Professor Robert Shiller, of Yale University, is probably best known for his book, Irrational Exuberance, which called the top of the dot.com bubble and the second edition called the top in the housing market. During our days on Wall Street we were big fans of Shiller’s book, Market Volatility.
We asked him once to visit us in our offices and the meeting took place the day after then Fed Chairman Alan Greenspan’s famous Irrational Exuberance speech in December 1996,
But how do we know when irrational exuberance has unduly escalated asset values, which then become subject to unexpected and prolonged contractions as they have in Japan over the past decade?
The professor said he was in town to meet with Greenspan who was concerned about the run-up in stock prices. During the meeting Greenspan solicited his thoughts on why stocks were rising. The professor answered maybe it was just “irrational exuberance” among investors. Hmmmm….
We think Shiller’s best work was Martket Volatility and specifically the following,
The Ambiguity of Stock Value
Stock prices are likely to be among the prices that are relatively vulnerable to purely social movements because there is no accepted theory by which to understand the worth of stocks….investors have no model or at best a very incomplete model of behavior of prices, dividend, or earnings, of speculative assets.
Shiller nails it here. Stock values are ambiguous as there are no models to determine their “true” price. Even at the macroeconomic level this is true and Greenspan addressed it in his Irrational Exuberance speech,
There is, regrettably, no simple model of the American economy that can effectively explain the levels of output, employment, and inflation. In principle, there may be some unbelievably complex set of equations that does that. But we have not been able to find them, and do not believe anyone else has either.
Consequently, we are led, of necessity, to employ ad hoc partial models and intensive informative analysis to aid in evaluating economic developments and implementing policy. There is no alternative to this, though we continuously seek to enhance our knowledge to match the ever growing complexity of the world economy.
So to it is with our job in forecasting asset values, which can only be done with “ad hoc partial models” in the ether of ambiguity. Because prices are determined by simple buying and selling, we paraphrase Shiller in constructing our ad hoc model,
Stock prices are likely to be among the prices that are relatively determined by capital flows because there is no accepted theory by which to understand the worth of stocks.
In our experience getting ahead of the capital flows has been more profitable than buying what we believe to be a “cheap” stock or selling an “expensive” stock.
And that leads us into the next issue of perspective based on reference points, time frames, and historical bias.

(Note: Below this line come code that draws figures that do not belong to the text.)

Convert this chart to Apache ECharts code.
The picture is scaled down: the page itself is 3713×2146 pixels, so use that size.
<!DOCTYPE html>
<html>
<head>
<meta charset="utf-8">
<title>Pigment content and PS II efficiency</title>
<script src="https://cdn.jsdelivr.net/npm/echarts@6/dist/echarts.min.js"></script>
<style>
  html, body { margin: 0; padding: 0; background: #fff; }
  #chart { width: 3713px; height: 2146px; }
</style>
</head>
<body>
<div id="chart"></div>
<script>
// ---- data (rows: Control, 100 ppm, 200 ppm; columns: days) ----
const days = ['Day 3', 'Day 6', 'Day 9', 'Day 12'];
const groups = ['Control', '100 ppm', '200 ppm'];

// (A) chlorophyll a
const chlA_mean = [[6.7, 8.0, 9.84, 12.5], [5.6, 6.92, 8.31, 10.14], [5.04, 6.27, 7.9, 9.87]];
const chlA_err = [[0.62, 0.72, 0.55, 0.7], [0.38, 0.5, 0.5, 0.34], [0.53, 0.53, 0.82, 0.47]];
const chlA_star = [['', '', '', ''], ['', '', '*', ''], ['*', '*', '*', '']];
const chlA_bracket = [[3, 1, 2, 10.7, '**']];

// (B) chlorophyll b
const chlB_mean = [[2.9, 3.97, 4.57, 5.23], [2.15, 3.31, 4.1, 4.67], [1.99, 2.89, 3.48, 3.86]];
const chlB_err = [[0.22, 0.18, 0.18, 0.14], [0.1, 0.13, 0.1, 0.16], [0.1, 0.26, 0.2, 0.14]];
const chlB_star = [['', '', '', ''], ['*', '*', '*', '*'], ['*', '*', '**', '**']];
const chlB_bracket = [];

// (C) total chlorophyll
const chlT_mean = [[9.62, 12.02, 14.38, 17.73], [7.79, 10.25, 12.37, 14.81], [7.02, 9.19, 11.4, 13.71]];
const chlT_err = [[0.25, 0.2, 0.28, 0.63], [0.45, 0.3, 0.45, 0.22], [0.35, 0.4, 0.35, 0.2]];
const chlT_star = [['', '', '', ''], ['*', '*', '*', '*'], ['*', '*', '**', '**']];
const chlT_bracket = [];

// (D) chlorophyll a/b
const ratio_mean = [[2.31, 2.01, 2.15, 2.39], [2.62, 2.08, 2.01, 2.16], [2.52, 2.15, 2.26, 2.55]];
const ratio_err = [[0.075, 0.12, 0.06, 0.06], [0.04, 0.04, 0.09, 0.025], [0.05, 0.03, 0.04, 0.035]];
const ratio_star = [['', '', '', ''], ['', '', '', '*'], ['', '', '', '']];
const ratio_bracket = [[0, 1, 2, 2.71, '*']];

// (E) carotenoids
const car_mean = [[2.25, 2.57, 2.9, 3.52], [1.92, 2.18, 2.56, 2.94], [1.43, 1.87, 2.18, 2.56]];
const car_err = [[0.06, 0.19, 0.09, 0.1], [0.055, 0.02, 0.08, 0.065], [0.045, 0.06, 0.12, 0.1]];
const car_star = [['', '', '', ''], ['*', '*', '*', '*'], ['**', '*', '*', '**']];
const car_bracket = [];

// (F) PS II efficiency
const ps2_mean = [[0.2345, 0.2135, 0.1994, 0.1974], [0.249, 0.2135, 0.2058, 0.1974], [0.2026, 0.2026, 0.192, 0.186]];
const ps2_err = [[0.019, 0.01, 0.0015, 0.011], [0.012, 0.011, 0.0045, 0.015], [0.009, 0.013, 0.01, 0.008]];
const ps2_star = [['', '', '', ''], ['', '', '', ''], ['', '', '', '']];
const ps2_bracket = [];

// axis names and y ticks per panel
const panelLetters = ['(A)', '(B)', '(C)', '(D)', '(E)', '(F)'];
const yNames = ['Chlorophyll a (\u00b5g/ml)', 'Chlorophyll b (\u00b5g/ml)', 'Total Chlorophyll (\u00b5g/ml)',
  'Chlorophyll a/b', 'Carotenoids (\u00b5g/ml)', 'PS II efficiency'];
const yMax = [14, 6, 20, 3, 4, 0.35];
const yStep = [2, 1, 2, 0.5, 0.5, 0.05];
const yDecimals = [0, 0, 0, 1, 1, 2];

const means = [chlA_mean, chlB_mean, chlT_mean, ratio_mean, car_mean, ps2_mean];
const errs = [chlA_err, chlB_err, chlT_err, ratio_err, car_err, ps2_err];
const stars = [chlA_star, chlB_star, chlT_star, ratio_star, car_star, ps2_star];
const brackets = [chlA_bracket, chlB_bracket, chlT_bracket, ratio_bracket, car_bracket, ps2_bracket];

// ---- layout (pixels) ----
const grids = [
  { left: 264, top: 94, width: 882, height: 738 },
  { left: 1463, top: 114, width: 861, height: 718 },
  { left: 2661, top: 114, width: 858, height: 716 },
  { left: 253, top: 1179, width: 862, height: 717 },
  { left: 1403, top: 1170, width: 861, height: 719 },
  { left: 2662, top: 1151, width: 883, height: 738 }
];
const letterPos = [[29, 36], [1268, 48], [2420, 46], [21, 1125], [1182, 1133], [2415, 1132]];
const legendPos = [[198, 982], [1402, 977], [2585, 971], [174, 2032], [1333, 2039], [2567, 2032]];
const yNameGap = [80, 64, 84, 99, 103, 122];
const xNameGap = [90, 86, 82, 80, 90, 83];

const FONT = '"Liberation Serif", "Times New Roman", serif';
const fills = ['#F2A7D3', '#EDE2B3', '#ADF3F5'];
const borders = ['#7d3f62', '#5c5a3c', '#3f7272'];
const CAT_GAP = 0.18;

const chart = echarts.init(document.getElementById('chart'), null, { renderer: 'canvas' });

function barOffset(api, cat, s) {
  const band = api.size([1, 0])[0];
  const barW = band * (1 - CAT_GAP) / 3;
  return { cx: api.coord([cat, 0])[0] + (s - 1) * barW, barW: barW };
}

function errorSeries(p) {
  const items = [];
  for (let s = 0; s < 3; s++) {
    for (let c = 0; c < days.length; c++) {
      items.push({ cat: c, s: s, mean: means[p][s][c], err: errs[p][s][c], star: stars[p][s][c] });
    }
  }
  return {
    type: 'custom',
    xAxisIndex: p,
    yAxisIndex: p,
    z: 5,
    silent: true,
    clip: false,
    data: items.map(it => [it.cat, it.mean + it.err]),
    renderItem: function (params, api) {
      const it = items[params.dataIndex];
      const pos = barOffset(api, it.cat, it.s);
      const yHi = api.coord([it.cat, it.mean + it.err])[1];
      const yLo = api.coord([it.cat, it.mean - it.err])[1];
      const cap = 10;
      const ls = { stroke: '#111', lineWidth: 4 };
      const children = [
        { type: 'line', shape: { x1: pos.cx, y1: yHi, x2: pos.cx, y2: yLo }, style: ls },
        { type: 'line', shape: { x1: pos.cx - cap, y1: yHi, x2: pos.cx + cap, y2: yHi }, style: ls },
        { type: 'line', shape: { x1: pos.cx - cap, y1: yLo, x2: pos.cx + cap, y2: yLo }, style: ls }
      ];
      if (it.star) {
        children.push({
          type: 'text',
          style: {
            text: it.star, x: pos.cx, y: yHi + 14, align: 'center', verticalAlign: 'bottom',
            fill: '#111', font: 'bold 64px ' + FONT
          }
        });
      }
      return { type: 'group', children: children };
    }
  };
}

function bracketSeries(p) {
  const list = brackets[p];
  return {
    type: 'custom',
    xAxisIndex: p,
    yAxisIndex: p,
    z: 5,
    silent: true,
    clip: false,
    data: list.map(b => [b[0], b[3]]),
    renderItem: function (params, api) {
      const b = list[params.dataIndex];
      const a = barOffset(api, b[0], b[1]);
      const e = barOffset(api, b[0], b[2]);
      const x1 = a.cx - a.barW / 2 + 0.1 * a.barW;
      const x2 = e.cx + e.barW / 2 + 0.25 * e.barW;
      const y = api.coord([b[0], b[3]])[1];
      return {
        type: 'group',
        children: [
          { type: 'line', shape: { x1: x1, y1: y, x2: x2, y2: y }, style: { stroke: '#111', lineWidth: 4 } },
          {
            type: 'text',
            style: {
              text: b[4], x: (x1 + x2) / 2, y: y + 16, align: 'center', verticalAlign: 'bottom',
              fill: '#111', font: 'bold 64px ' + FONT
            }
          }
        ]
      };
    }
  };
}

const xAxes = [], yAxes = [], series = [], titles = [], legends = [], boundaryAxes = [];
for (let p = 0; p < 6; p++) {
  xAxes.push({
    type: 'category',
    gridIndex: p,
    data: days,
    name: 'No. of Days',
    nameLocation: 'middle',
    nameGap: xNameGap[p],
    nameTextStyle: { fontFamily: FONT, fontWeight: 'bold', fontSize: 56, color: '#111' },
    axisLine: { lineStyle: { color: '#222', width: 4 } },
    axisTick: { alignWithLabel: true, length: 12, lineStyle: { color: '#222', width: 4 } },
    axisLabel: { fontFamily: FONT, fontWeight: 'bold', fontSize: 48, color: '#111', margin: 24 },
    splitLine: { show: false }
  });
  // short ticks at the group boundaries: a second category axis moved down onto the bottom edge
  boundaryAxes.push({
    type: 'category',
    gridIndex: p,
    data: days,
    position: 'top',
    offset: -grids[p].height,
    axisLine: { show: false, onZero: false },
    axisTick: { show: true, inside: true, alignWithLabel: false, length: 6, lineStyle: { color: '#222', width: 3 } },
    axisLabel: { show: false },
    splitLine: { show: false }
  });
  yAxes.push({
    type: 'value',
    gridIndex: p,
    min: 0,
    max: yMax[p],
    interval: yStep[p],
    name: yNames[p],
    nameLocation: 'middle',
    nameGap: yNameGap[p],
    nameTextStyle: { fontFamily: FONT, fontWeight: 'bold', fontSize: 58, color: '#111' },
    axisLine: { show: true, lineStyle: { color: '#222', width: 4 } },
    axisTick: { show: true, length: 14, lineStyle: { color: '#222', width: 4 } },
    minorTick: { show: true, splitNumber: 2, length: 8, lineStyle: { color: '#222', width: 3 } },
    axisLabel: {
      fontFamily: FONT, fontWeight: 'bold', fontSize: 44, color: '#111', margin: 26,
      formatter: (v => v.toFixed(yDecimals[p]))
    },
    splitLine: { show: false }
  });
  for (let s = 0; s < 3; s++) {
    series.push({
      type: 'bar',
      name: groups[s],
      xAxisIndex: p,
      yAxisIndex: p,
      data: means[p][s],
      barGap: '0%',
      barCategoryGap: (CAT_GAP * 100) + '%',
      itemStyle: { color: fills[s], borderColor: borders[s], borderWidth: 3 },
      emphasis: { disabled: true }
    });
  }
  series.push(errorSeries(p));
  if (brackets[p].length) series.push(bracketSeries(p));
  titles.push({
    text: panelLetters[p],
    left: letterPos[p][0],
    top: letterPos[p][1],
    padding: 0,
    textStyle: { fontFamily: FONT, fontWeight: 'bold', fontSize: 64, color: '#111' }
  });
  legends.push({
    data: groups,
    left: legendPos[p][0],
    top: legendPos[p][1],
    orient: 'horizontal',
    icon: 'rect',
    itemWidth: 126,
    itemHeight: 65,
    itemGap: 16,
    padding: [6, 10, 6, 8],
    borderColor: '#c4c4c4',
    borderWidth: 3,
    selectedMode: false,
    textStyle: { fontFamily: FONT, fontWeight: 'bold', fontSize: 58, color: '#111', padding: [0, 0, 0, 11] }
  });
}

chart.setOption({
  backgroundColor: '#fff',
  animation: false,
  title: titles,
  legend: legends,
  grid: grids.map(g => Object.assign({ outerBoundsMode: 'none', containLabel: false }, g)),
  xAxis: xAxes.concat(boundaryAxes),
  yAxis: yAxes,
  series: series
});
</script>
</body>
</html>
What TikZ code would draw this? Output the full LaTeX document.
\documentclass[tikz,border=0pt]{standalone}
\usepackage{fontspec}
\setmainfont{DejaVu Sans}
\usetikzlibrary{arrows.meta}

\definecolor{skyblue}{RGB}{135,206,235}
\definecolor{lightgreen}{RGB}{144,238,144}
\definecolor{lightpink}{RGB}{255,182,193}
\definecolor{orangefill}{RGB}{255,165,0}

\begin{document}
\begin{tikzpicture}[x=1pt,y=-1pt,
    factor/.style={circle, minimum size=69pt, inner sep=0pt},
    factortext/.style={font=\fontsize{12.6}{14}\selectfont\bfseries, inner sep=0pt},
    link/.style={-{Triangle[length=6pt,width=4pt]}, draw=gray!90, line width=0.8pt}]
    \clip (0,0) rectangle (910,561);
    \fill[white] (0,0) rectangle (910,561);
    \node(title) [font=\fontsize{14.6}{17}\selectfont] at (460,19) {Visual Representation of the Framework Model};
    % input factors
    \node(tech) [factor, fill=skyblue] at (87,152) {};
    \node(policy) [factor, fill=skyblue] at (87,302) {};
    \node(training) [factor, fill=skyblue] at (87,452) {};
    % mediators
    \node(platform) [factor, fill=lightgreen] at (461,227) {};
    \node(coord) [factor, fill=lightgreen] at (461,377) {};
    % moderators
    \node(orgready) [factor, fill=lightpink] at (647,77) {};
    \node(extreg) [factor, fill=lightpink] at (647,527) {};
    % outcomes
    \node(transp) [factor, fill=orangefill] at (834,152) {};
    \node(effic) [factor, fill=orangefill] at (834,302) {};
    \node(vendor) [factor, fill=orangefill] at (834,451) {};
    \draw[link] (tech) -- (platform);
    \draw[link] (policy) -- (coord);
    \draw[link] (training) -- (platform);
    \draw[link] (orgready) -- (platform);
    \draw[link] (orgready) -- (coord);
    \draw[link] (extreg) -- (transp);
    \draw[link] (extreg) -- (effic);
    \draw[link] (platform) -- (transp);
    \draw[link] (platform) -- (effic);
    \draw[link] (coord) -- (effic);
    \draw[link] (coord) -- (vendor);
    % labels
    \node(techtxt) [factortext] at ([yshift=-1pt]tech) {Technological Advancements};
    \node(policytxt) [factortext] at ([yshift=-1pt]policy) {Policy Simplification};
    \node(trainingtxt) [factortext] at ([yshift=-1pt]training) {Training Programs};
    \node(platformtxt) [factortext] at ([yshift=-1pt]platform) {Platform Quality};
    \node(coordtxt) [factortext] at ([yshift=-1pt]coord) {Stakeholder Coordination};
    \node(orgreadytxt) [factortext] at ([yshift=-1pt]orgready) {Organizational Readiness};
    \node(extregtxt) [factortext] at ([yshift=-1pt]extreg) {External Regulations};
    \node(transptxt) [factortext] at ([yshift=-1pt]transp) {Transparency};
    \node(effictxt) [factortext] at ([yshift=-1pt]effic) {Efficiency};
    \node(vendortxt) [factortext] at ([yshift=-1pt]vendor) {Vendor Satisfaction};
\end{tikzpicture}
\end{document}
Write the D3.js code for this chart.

Take a look at the three objects. Two charts of the exact same market, the S&P500 over different time horizons; and one picture.
Do you see an S&P500 that is overvalued? Undervalued? Oversold? About to rollover or break to new highs? Do you see a young lady or an old hag? It most likely depends on your confirmation bias. Larry Summers, who will leave the White House at the New Year, coauthored a paper in the late 1980’s stating market volatility is caused by investors and traders with different time horizons.
But, like Keynes’ beauty contest analogy, the true question to ask for 2011 is not what we see, but what we believe the market – i.e., the dominant marginal buyers – will see. Do they see the young lady or the old hag?
Or maybe beauty is relative, or even ambiguous, and we have to determine which markets will be deemed the least old or the most pretty. And that just may be the best lesson here, which we think certainly is the case for the world’s major currencies. Dollar strength doesn’t necessary equate to the young lady!